Ex Ospedale Psichiatrico San Niccolò [Former San Niccolò Psychiatric Hospital]

Inaugurated in 1818 in the former monastery of San Niccolò in the vicinity of Porta Romana, suitably readapted to the purpose of accommodating mentally ill patients up to then housed in inadequate facilities, it numbered, at the time of its opening, 34 patients. The financial management of the institute was the responsibility of the Company of Disciplined Brothers Under the Hospital Vaults, later to become the Society of Executors of Devout Dispositions, which exercised its authority through a deputation of four "Brothers" having full power of management. Physicians too had to submit to this hierarchy, limiting their duties to "prescribing medicinals, baths, surgical operations and applications, and the variations that may be necessary in the hospital’s treatment as regards food and beverages", with the reservation that any change had to be authorised by the Society’s Deputies. Even the appointment of the director of the insane asylum was entrusted to the Company of Disciplined Brothers and not to the organs responsible for medical questions.

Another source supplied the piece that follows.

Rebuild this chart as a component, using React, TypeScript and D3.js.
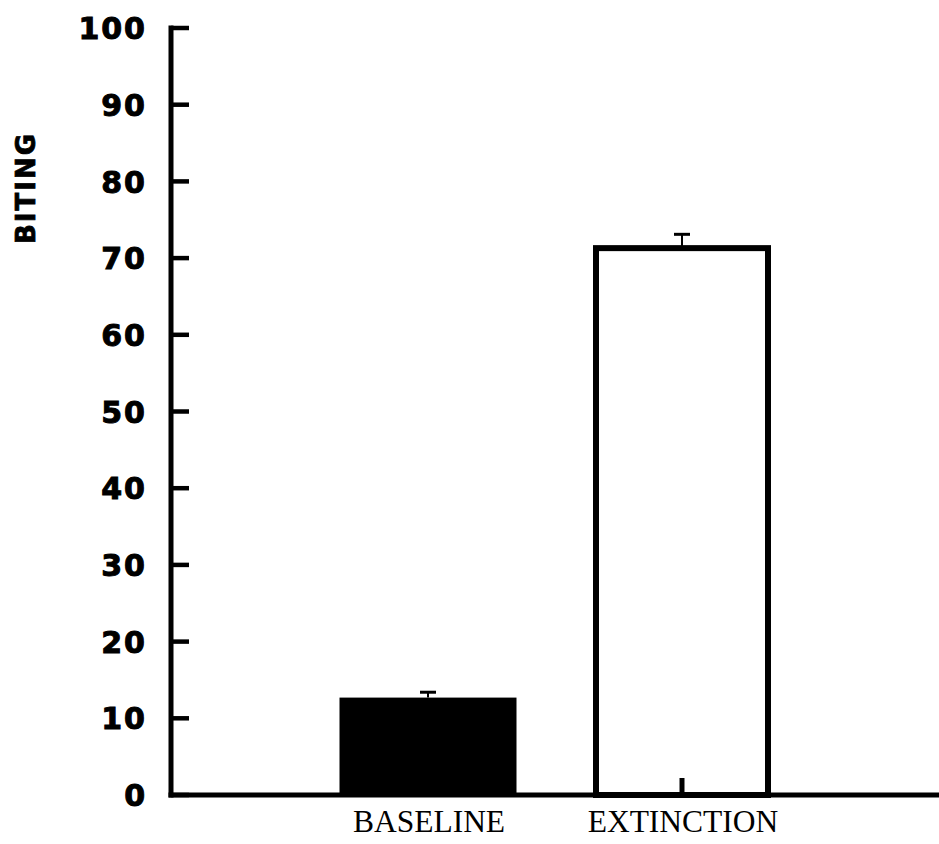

The first director was Giuseppe Lodoli, professor of Practical and Clinical Medicine at the University of Siena, who attempted to introduce into psychiatry new methods of treatment, in contrast to the repressive measures adopted up to that time. Decisive, in this sense, was the work of Carlo Livi (director from 1858 to 1873), who treated mental illness, contrary to the dominant opinion of the times, as a disease like any other to be treated by specialised physicians. A convinced believer in work as a means for curing the mentally ill, Livi organised San Niccolò like a village, made up of pavilions dedicated to work of various kinds: sewing and mending, carpentry, straw-weaving, working in the laundry, and the activities of shoemakers, smiths and agricultural workers. These occupations, in addition to their therapeutical scope, yielded financial returns that made the institution independent of the Company. In the first half of the 20th century the Psychiatric Village of San Niccolò was established, able to accommodate over 2,000 patients a year engaged in various kinds of work in its weaving and knitting workshops; from this there developed a real women’s industrial colony.

The hospital was also equipped with a scientific library and a pharmacy. The library, which in recent years has gone to enrich the heritage of the Siena Faculty of Medicine's Central Library, includes a vast number of works of medical interest, dealing mainly with psychiatric and neurological problems. The pharmacy, instead, built in 1885 in Pompeiian style to the design of the architect Francesco Azzurri, forms a little section of its own. Its shelves and furnishings have remained intact, while the laboratory in the back room has been dismantled.

The collection of medical objects from the former psychiatric hospital includes surgical instruments, medical apparatus and laboratory equipment from the 19th century.